Write the data below out exactly as it stands. Do not include the pictures.

◆ ◆ ◆

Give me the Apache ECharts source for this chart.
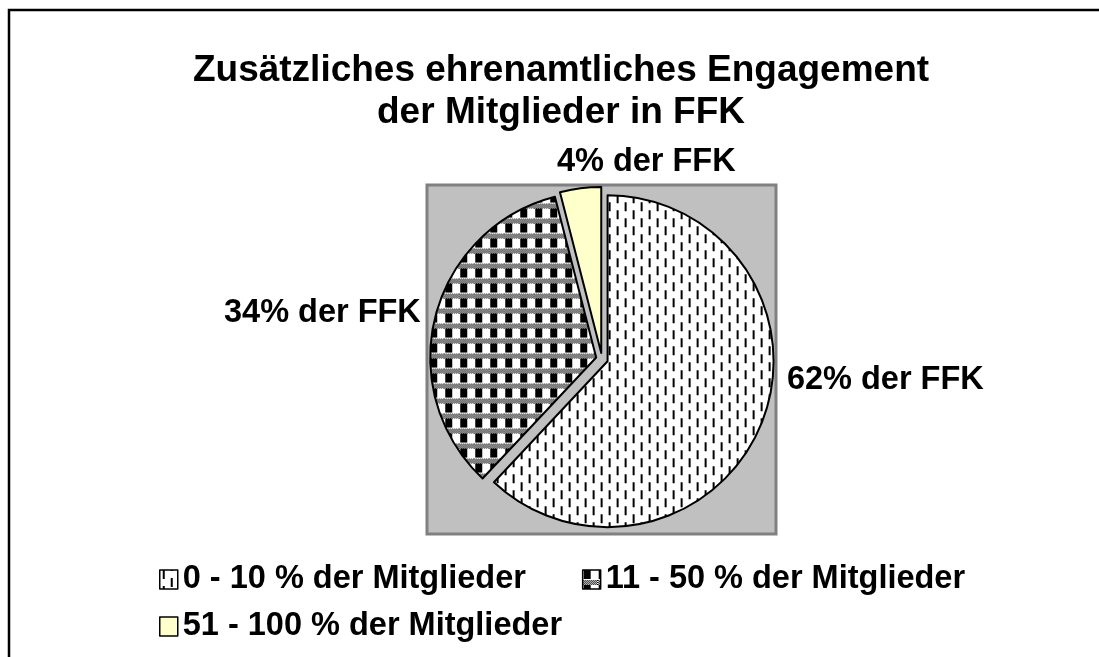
<!DOCTYPE html>
<html><head><meta charset="utf-8">
<script src="https://cdn.jsdelivr.net/npm/echarts@6/dist/echarts.min.js"></script>
<style>html,body{margin:0;padding:0;background:#fff}#c{width:1099px;height:657px}</style>
</head><body><div id="c"></div>
<script>
const titleText = 'Zusätzliches ehrenamtliches Engagement\nder Mitglieder in FFK';
const categories = ['0 - 10 % der Mitglieder', '11 - 50 % der Mitglieder', '51 - 100 % der Mitglieder'];
const values = [62, 34, 4];
const legendRow1 = [categories[0], categories[1]];
const legendRow2 = [categories[2]];

const FONT = '"Liberation Sans", Arial, sans-serif';

function dashPattern() {
  const c = document.createElement('canvas'); c.width = 16; c.height = 16;
  const g = c.getContext('2d');
  g.fillStyle = '#fff'; g.fillRect(0, 0, 16, 16);
  g.fillStyle = '#000';
  g.fillRect(3, 0, 2, 9);
  g.fillRect(11, 8, 2, 8);
  g.fillRect(11, 0, 2, 1);
  return c;
}
function checkPattern() {
  const c = document.createElement('canvas'); c.width = 15; c.height = 15;
  const g = c.getContext('2d');
  g.fillStyle = '#fff'; g.fillRect(0, 0, 15, 15);
  g.fillStyle = '#000';
  g.fillRect(1, 0, 7, 9);
  for (let y = 10; y < 15; y++) {
    for (let x = 0; x < 15; x++) {
      if ((x + y) % 2 === 0) g.fillRect(x, y, 1, 1);
    }
  }
  return c;
}
const fills = [
  { image: dashPattern(), repeat: 'repeat' },
  { image: checkPattern(), repeat: 'repeat' },
  '#ffffcc'
];
const labelNudge = [[1, -47], [10, 0], [168, -12]];

const chart = echarts.init(document.getElementById('c'), null, { renderer: 'canvas' });
chart.setOption({
  animation: false,
  backgroundColor: '#fff',
  title: {
    text: titleText, left: 561, top: 50, textAlign: 'center', padding: 0,
    textStyle: { fontFamily: FONT, fontSize: 37, fontWeight: 'bold', color: '#000', lineHeight: 42 }
  },
  graphic: [
    { type: 'polyline', shape: { points: [[9, 657], [9, 10], [1099, 10]] }, style: { stroke: '#000', lineWidth: 2.5, fill: null }, z: 0 },
    { type: 'rect', shape: { x: 427, y: 185, width: 349, height: 349 }, style: { fill: '#c0c0c0', stroke: '#808080', lineWidth: 3 }, z: 0 }
  ],
  legend: [
    {
      data: legendRow1, left: 154, top: 558, itemGap: 56, itemWidth: 18, itemHeight: 19, icon: 'rect',
      selectedMode: false,
      itemStyle: { borderColor: '#000', borderWidth: 1.5 },
      textStyle: { fontFamily: FONT, fontSize: 32.5, fontWeight: 'bold', color: '#000' }
    },
    {
      data: legendRow2, left: 154, top: 605, itemWidth: 18, itemHeight: 19, icon: 'rect',
      selectedMode: false,
      itemStyle: { borderColor: '#000', borderWidth: 1.5 },
      textStyle: { fontFamily: FONT, fontSize: 32.5, fontWeight: 'bold', color: '#000' }
    }
  ],
  series: [{
    type: 'pie',
    center: [602, 359], radius: 166,
    startAngle: 90, clockwise: true,
    selectedMode: 'multiple', selectedOffset: 6,
    percentPrecision: 0,
    data: values.map((v, i) => ({ value: v, name: categories[i], selected: true, itemStyle: { color: fills[i] } })),
    itemStyle: { borderColor: '#000', borderWidth: 2 },
    select: { itemStyle: { borderColor: '#000', borderWidth: 2 } },
    emphasis: { disabled: true },
    label: {
      show: true, position: 'outside', formatter: '{d}% der FFK',
      fontFamily: FONT, fontSize: 32.5, fontWeight: 'bold', color: '#000'
    },
    labelLine: { show: false, length: 14, length2: 6 },
    labelLayout: function (p) {
      const n = labelNudge[p.dataIndex];
      return { dx: n[0], dy: n[1] };
    }
  }]
});
</script></body></html>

◆ ◆ ◆

*Response to this exercise*.
Give me the Apache ECharts source for this chart.
<!DOCTYPE html>
<html><head><meta charset="utf-8">
<script src="https://cdn.jsdelivr.net/npm/echarts@6/dist/echarts.min.js"></script>
<style>html,body{margin:0;padding:0;background:#fff}#c{width:1099px;height:657px}</style>
</head><body><div id="c"></div>
<script>
const titleText = 'Zusätzliches ehrenamtliches Engagement\nder Mitglieder in FFK';
const categories = ['0 - 10 % der Mitglieder', '11 - 50 % der Mitglieder', '51 - 100 % der Mitglieder'];
const values = [62, 34, 4];
const legendRow1 = [categories[0], categories[1]];
const legendRow2 = [categories[2]];

const FONT = '"Liberation Sans", Arial, sans-serif';

function dashPattern() {
  const c = document.createElement('canvas'); c.width = 16; c.height = 16;
  const g = c.getContext('2d');
  g.fillStyle = '#fff'; g.fillRect(0, 0, 16, 16);
  g.fillStyle = '#000';
  g.fillRect(3, 0, 2, 9);
  g.fillRect(11, 8, 2, 8);
  g.fillRect(11, 0, 2, 1);
  return c;
}
function checkPattern() {
  const c = document.createElement('canvas'); c.width = 15; c.height = 15;
  const g = c.getContext('2d');
  g.fillStyle = '#fff'; g.fillRect(0, 0, 15, 15);
  g.fillStyle = '#000';
  g.fillRect(1, 0, 7, 9);
  for (let y = 10; y < 15; y++) {
    for (let x = 0; x < 15; x++) {
      if ((x + y) % 2 === 0) g.fillRect(x, y, 1, 1);
    }
  }
  return c;
}
const fills = [
  { image: dashPattern(), repeat: 'repeat' },
  { image: checkPattern(), repeat: 'repeat' },
  '#ffffcc'
];
const labelNudge = [[1, -47], [10, 0], [168, -12]];

const chart = echarts.init(document.getElementById('c'), null, { renderer: 'canvas' });
chart.setOption({
  animation: false,
  backgroundColor: '#fff',
  title: {
    text: titleText, left: 561, top: 50, textAlign: 'center', padding: 0,
    textStyle: { fontFamily: FONT, fontSize: 37, fontWeight: 'bold', color: '#000', lineHeight: 42 }
  },
  graphic: [
    { type: 'polyline', shape: { points: [[9, 657], [9, 10], [1099, 10]] }, style: { stroke: '#000', lineWidth: 2.5, fill: null }, z: 0 },
    { type: 'rect', shape: { x: 427, y: 185, width: 349, height: 349 }, style: { fill: '#c0c0c0', stroke: '#808080', lineWidth: 3 }, z: 0 }
  ],
  legend: [
    {
      data: legendRow1, left: 154, top: 558, itemGap: 56, itemWidth: 18, itemHeight: 19, icon: 'rect',
      selectedMode: false,
      itemStyle: { borderColor: '#000', borderWidth: 1.5 },
      textStyle: { fontFamily: FONT, fontSize: 32.5, fontWeight: 'bold', color: '#000' }
    },
    {
      data: legendRow2, left: 154, top: 605, itemWidth: 18, itemHeight: 19, icon: 'rect',
      selectedMode: false,
      itemStyle: { borderColor: '#000', borderWidth: 1.5 },
      textStyle: { fontFamily: FONT, fontSize: 32.5, fontWeight: 'bold', color: '#000' }
    }
  ],
  series: [{
    type: 'pie',
    center: [602, 359], radius: 166,
    startAngle: 90, clockwise: true,
    selectedMode: 'multiple', selectedOffset: 6,
    percentPrecision: 0,
    data: values.map((v, i) => ({ value: v, name: categories[i], selected: true, itemStyle: { color: fills[i] } })),
    itemStyle: { borderColor: '#000', borderWidth: 2 },
    select: { itemStyle: { borderColor: '#000', borderWidth: 2 } },
    emphasis: { disabled: true },
    label: {
      show: true, position: 'outside', formatter: '{d}% der FFK',
      fontFamily: FONT, fontSize: 32.5, fontWeight: 'bold', color: '#000'
    },
    labelLine: { show: false, length: 14, length2: 6 },
    labelLayout: function (p) {
      const n = labelNudge[p.dataIndex];
      return { dx: n[0], dy: n[1] };
    }
  }]
});
</script></body></html>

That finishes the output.